InferenceEndpointsLLM¶
InferenceEndpoints LLM implementation running the async API client.
This LLM will internally use huggingface_hub.AsyncInferenceClient
or openai.AsyncOpenAI
depending on the use_openai_client
attribute.
Attributes¶
-
model_id: the model ID to use for the LLM as available in the Hugging Face Hub, which will be used to resolve the base URL for the serverless Inference Endpoints API requests. Defaults to
None
. -
endpoint_name: the name of the Inference Endpoint to use for the LLM. Defaults to
None
. -
endpoint_namespace: the namespace of the Inference Endpoint to use for the LLM. Defaults to
None
. -
base_url: the base URL to use for the Inference Endpoints API requests.
-
api_key: the API key to authenticate the requests to the Inference Endpoints API.
-
tokenizer_id: the tokenizer ID to use for the LLM as available in the Hugging Face Hub. Defaults to
None
, but defining one is recommended to properly format the prompt. -
model_display_name: the model display name to use for the LLM. Defaults to
None
. -
use_openai_client: whether to use the OpenAI client instead of the Hugging Face client.
Examples¶
Free serverless Inference API¶
from distilabel.llms.huggingface import InferenceEndpointsLLM
llm = InferenceEndpointsLLM(
model_id="mistralai/Mistral-7B-Instruct-v0.2",
)
llm.load()
# Synchrounous request
output = llm.generate(inputs=[[{"role": "user", "content": "Hello world!"}]])
# Asynchronous request
output = await llm.agenerate(input=[{"role": "user", "content": "Hello world!"}])
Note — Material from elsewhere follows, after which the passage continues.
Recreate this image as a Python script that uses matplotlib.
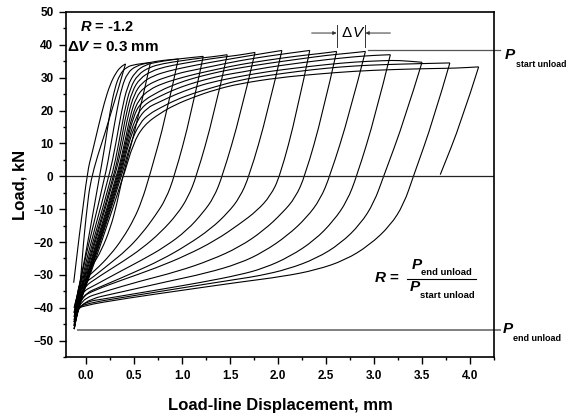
import matplotlib
matplotlib.use("Agg")
import matplotlib.pyplot as plt
from matplotlib.path import Path
from matplotlib.patches import PathPatch
from matplotlib.ticker import MultipleLocator, FormatStrFormatter

# unloading points (end of each loading step), mm / kN
unload_x = [0.41, 0.67, 0.96, 1.22, 1.47, 1.76, 2.04, 2.33, 2.61, 2.91, 3.17, 3.50, 3.79, 4.09]
unload_p = [34.2, 34.6, 35.7, 36.5, 37.0, 37.7, 38.3, 38.3, 38.0, 38.0, 37.0, 34.7, 34.5, 33.3]

# minimum (end of unloading) loads per cycle
tip_p = [-40.0, -41.5, -42.8, -43.8, -44.4, -45.2, -46.5, -46.5, -45.6, -45.6, -44.4, -41.6, -41.4]

# loading branches (first one is the initial loading)
load_x = [
    [-0.13, 0.0, 0.07, 0.13, 0.19, 0.25, 0.31, 0.36, 0.41],
    [-0.125, -0.065, 0.14, 0.20, 0.25, 0.30, 0.35, 0.42, 0.52, 0.67],
    [-0.125, -0.065, 0.20, 0.26, 0.32, 0.37, 0.43, 0.52, 0.65, 0.80, 0.96],
    [-0.125, -0.065, 0.24, 0.31, 0.37, 0.43, 0.51, 0.62, 0.75, 0.90, 1.05, 1.22],
    [-0.125, -0.065, 0.27, 0.34, 0.40, 0.46, 0.54, 0.66, 0.80, 1.00, 1.20, 1.35, 1.47],
    [-0.125, -0.065, 0.29, 0.36, 0.42, 0.48, 0.56, 0.68, 0.82, 1.00, 1.30, 1.60, 1.76],
    [-0.125, -0.065, 0.30, 0.38, 0.44, 0.50, 0.58, 0.70, 0.85, 1.05, 1.30, 1.60, 1.85, 2.04],
    [-0.125, -0.065, 0.32, 0.40, 0.46, 0.52, 0.60, 0.72, 0.86, 1.00, 1.10, 1.35, 1.60, 1.90, 2.15, 2.33],
    [-0.125, -0.065, 0.33, 0.41, 0.48, 0.55, 0.66, 0.80, 0.98, 1.15, 1.40, 1.60, 1.90, 2.20, 2.45, 2.61],
    [-0.125, -0.065, 0.34, 0.42, 0.49, 0.57, 0.77, 0.87, 1.02, 1.20, 1.40, 1.60, 1.90, 2.20, 2.50, 2.75, 2.91],
    [-0.125, -0.065, 0.35, 0.43, 0.51, 0.60, 0.77, 0.92, 1.08, 1.25, 1.45, 1.60, 1.90, 2.20, 2.50, 2.80, 3.00, 3.17],
    [-0.125, -0.065, 0.36, 0.44, 0.53, 0.63, 0.77, 0.93, 1.12, 1.30, 1.60, 1.90, 2.20, 2.50, 2.80, 3.10, 3.25, 3.50],
    [-0.125, -0.065, 0.37, 0.46, 0.56, 0.66, 0.77, 0.93, 1.12, 1.35, 1.60, 1.90, 2.20, 2.50, 2.80, 3.10, 3.50, 3.79],
    [-0.125, -0.065, 0.39, 0.49, 0.60, 0.77, 0.93, 1.12, 1.35, 1.60, 2.00, 2.40, 2.80, 3.20, 3.60, 3.85, 4.09],
]
load_p = [
    [-32.4, 0.0, 8.0, 15.5, 22.5, 28.0, 31.5, 33.3, 34.2],
    [-40.0, -33.5, 0.0, 10.0, 20.0, 27.0, 31.0, 33.3, 34.1, 34.6],
    [-41.5, -31.5, 0.0, 10.0, 20.0, 27.0, 31.5, 33.6, 34.6, 35.3, 35.7],
    [-42.8, -32.5, 0.0, 10.0, 20.0, 27.5, 31.8, 34.0, 34.8, 35.5, 36.0, 36.5],
    [-43.8, -33.5, 0.0, 10.0, 20.0, 27.0, 31.0, 33.2, 34.3, 35.2, 36.0, 36.5, 37.0],
    [-44.4, -34.5, 0.0, 10.0, 19.5, 26.0, 29.8, 32.0, 33.3, 34.3, 35.8, 36.9, 37.7],
    [-45.2, -35.5, 0.0, 10.0, 19.0, 25.0, 28.5, 30.6, 32.0, 33.3, 34.7, 36.2, 37.4, 38.3],
    [-46.5, -36.3, 0.0, 10.0, 18.5, 24.0, 27.0, 29.0, 30.4, 31.6, 32.2, 33.7, 35.2, 36.6, 37.6, 38.3],
    [-46.5, -37.0, 0.0, 10.0, 18.5, 23.5, 26.4, 28.3, 29.9, 31.2, 32.8, 34.0, 35.4, 36.6, 37.4, 38.0],
    [-45.6, -37.5, 0.0, 10.0, 18.0, 22.6, 26.0, 27.3, 29.0, 30.5, 31.9, 33.0, 34.4, 35.6, 36.8, 37.5, 38.0],
    [-45.6, -38.0, 0.0, 10.0, 17.5, 21.8, 24.4, 26.4, 28.1, 29.5, 30.9, 31.6, 33.2, 34.4, 35.5, 36.4, 36.8, 37.0],
    [-44.4, -38.5, 0.0, 10.0, 17.0, 20.8, 22.7, 24.9, 27.0, 28.6, 30.4, 31.9, 33.0, 34.0, 34.8, 35.2, 35.3, 34.7],
    [-41.6, -39.0, 0.0, 10.0, 16.3, 19.0, 20.8, 23.2, 25.3, 27.3, 29.3, 30.7, 31.9, 32.9, 33.6, 34.0, 34.3, 34.5],
    [-41.4, -39.5, 0.0, 10.0, 15.5, 19.2, 21.8, 24.1, 26.4, 28.2, 30.0, 31.1, 32.0, 32.5, 32.8, 32.9, 33.3],
]

# unloading branches (down to the compressive minimum)
unld_x = [
    [0.41, 0.24, 0.05, 0.0, -0.03, -0.05, -0.065, -0.125],
    [0.67, 0.54, 0.38, 0.32, 0.25, 0.16, 0.07, -0.01, -0.065, -0.125],
    [0.96, 0.83, 0.66, 0.58, 0.50, 0.38, 0.25, 0.10, -0.065, -0.125],
    [1.22, 1.09, 0.92, 0.83, 0.72, 0.58, 0.42, 0.25, 0.08, -0.065, -0.125],
    [1.47, 1.33, 1.15, 1.06, 0.95, 0.78, 0.58, 0.38, 0.16, -0.065, -0.125],
    [1.76, 1.61, 1.42, 1.33, 1.22, 1.05, 0.82, 0.58, 0.32, 0.10, -0.065, -0.125],
    [2.04, 1.89, 1.70, 1.60, 1.48, 1.30, 1.05, 0.78, 0.48, 0.20, -0.065, -0.125],
    [2.33, 2.195, 2.02, 1.92, 1.78, 1.60, 1.35, 1.05, 0.72, 0.38, 0.10, -0.065, -0.125],
    [2.61, 2.465, 2.28, 2.18, 2.05, 1.85, 1.60, 1.30, 0.95, 0.55, 0.20, -0.065, -0.125],
    [2.91, 2.745, 2.54, 2.44, 2.30, 2.10, 1.85, 1.60, 1.25, 0.85, 0.40, -0.065, -0.125],
    [3.17, 3.015, 2.82, 2.72, 2.58, 2.38, 2.12, 1.85, 1.60, 1.20, 0.70, 0.25, -0.065, -0.125],
    [3.50, 3.32, 3.10, 3.00, 2.86, 2.65, 2.40, 2.10, 1.80, 1.60, 1.10, 0.50, -0.065, -0.125],
    [3.79, 3.62, 3.41, 3.31, 3.17, 2.95, 2.70, 2.40, 2.05, 1.60, 1.00, 0.45, -0.065, -0.125],
    [4.09, 3.91, 3.69],
]
unld_p = [
    [34.2, 17.0, 0.0, -12.0, -21.0, -28.5, -33.5, -40.0],
    [34.6, 17.3, 0.0, -8.5, -16.0, -22.5, -27.0, -30.0, -31.5, -41.5],
    [35.7, 17.9, 0.0, -7.5, -13.0, -19.0, -24.0, -28.5, -32.5, -42.8],
    [36.5, 18.3, 0.0, -7.0, -12.0, -17.5, -22.5, -26.5, -30.5, -33.5, -43.8],
    [37.0, 18.5, 0.0, -6.5, -11.5, -17.0, -22.0, -26.0, -30.0, -34.5, -44.4],
    [37.7, 18.9, 0.0, -6.5, -11.0, -16.5, -21.5, -25.5, -29.5, -33.0, -35.5, -45.2],
    [38.3, 19.2, 0.0, -6.5, -11.0, -16.0, -21.0, -25.5, -29.5, -33.0, -36.3, -46.5],
    [38.3, 19.2, 0.0, -6.0, -10.5, -14.5, -19.5, -24.0, -28.0, -31.5, -34.5, -37.0, -46.5],
    [38.0, 19.0, 0.0, -6.5, -11.0, -16.5, -21.5, -25.5, -29.0, -32.0, -35.0, -37.5, -45.6],
    [38.0, 19.0, 0.0, -7.0, -12.5, -18.0, -23.0, -26.5, -29.5, -32.0, -35.0, -38.0, -45.6],
    [37.0, 18.5, 0.0, -7.5, -13.5, -19.5, -24.5, -28.0, -30.0, -32.3, -34.8, -37.0, -38.5, -44.4],
    [34.7, 17.4, 0.0, -8.0, -14.5, -20.5, -25.0, -28.3, -30.3, -31.2, -33.5, -36.3, -39.0, -41.6],
    [34.5, 17.3, 0.0, -8.5, -15.0, -21.0, -25.5, -28.5, -30.5, -32.2, -34.7, -37.0, -39.5, -41.4],
    [33.3, 16.6, 0.5],
]

plt.rcParams['font.family'] = ['Liberation Sans', 'DejaVu Sans']
plt.rcParams['mathtext.fontset'] = 'custom'
plt.rcParams['mathtext.it'] = 'Liberation Sans:italic:bold'
plt.rcParams['mathtext.rm'] = 'Liberation Sans:bold'
plt.rcParams['mathtext.bf'] = 'Liberation Sans:bold'


def smooth_branch(ax, xs, ps, **kw):
    # quadratic bezier through the read points, so the branches bend smoothly
    verts = [(xs[0], ps[0])]
    codes = [Path.MOVETO]
    for i in range(1, len(xs) - 1):
        verts.append((xs[i], ps[i]))
        verts.append(((xs[i] + xs[i + 1]) / 2, (ps[i] + ps[i + 1]) / 2))
        codes += [Path.CURVE3, Path.CURVE3]
    verts.append((xs[-1], ps[-1]))
    codes.append(Path.LINETO)
    ax.add_patch(PathPatch(Path(verts, codes), fill=False, **kw))


fig = plt.figure(figsize=(5.69, 4.19), dpi=100)
ax = fig.add_axes([66 / 569, 1 - 357 / 419, 428 / 569, 345 / 419])

for xs, ps in zip(load_x + unld_x, load_p + unld_p):
    smooth_branch(ax, xs, ps, edgecolor='black', lw=0.8, joinstyle='round')

# reference lines
ax.axhline(0, color='#222222', lw=0.9)
x_out = 4.31
ax.plot([unload_x[9] + 0.03, x_out], [max(unload_p), max(unload_p)],
        color='#555555', lw=0.9, clip_on=False)
ax.plot([-0.09, x_out], [min(tip_p) - 0.2, min(tip_p) - 0.2],
        color='#808080', lw=1.4, clip_on=False)

ax.set_xlim(-0.21, 4.25)
ax.set_ylim(-55, 50)
ax.xaxis.set_major_locator(MultipleLocator(0.5))
ax.xaxis.set_minor_locator(MultipleLocator(0.25))
ax.yaxis.set_major_locator(MultipleLocator(10))
ax.yaxis.set_minor_locator(MultipleLocator(5))
ax.xaxis.set_major_formatter(FormatStrFormatter('%.1f'))
ax.tick_params(which='major', direction='out', length=5, width=1.0, pad=4,
               labelsize=8.5, top=False, right=False)
ax.tick_params(which='minor', direction='out', length=2.5, width=1.0,
               top=False, right=False)
for lab in ax.get_xticklabels() + ax.get_yticklabels():
    lab.set_fontweight('bold')
for sp in ax.spines.values():
    sp.set_linewidth(1.2)

ax.set_xlabel('Load-line Displacement, mm', fontsize=12, fontweight='bold', labelpad=12)
ax.set_ylabel('Load, kN', fontsize=12, fontweight='bold', labelpad=4)

# top-left test parameters
ax.text(-0.06, 45.5, '$R$ = -1.2', fontsize=10.5, fontweight='bold', va='center')
ax.text(-0.195, 39.4, '\u0394$V$ = 0.3 mm', fontsize=11, fontweight='bold', va='center')

# delta V marker
dv_y = 43.6
for xv in (unload_x[8], unload_x[9]):
    ax.plot([xv, xv], [39.2, 46.1], color='#333333', lw=0.7)
arrow = dict(arrowstyle='-|>', color='#333333', lw=0.7, mutation_scale=5,
             shrinkA=0, shrinkB=0)
ax.annotate('', xy=(unload_x[8], dv_y), xytext=(2.35, dv_y), arrowprops=arrow)
ax.annotate('', xy=(unload_x[9], dv_y), xytext=(3.17, dv_y), arrowprops=arrow)
ax.text(2.71, dv_y, '\u0394', fontsize=11, ha='center', va='center')
ax.text(2.835, dv_y, 'V', fontsize=11, fontstyle='italic', ha='center', va='center')

# right-hand labels
ax.text(4.365, 36.9, 'P', fontsize=11, fontweight='bold', fontstyle='italic',
        va='center', clip_on=False)
ax.text(4.48, 34.0, 'start unload', fontsize=6.3, fontweight='bold', va='center',
        clip_on=False)
ax.text(4.34, -46.4, 'P', fontsize=11, fontweight='bold', fontstyle='italic',
        va='center', clip_on=False)
ax.text(4.445, -49.5, 'end unload', fontsize=6.5, fontweight='bold', va='center',
        clip_on=False)

# R definition
ax.text(3.0, -30.9, '$R$ =', fontsize=11, fontweight='bold', va='center')
ax.text(3.39, -27.1, 'P', fontsize=11, fontweight='bold', fontstyle='italic', va='center')
ax.text(3.49, -29.4, 'end unload', fontsize=6.8, fontweight='bold', va='center')
ax.plot([3.34, 4.06], [-31.4, -31.4], color='black', lw=0.8)
ax.text(3.375, -33.7, 'P', fontsize=11, fontweight='bold', fontstyle='italic', va='center')
ax.text(3.48, -36.3, 'start unload', fontsize=6.8, fontweight='bold', va='center')

fig.savefig('out.png', dpi=100)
Dedicated Inference Endpoints¶
from distilabel.llms.huggingface import InferenceEndpointsLLM
llm = InferenceEndpointsLLM(
endpoint_name="<ENDPOINT_NAME>",
api_key="<HF_API_KEY>",
endpoint_namespace="<USER|ORG>",
)
llm.load()
# Synchrounous request
output = llm.generate(inputs=[[{"role": "user", "content": "Hello world!"}]])
# Asynchronous request
output = await llm.agenerate(input=[{"role": "user", "content": "Hello world!"}])
Dedicated Inference Endpoints or TGI¶
from distilabel.llms.huggingface import InferenceEndpointsLLM
llm = InferenceEndpointsLLM(
api_key="<HF_API_KEY>",
base_url="<BASE_URL>",
)
llm.load()
# Synchrounous request
output = llm.generate(inputs=[[{"role": "user", "content": "Hello world!"}]])
# Asynchronous request
output = await llm.agenerate(input=[{"role": "user", "content": "Hello world!"}])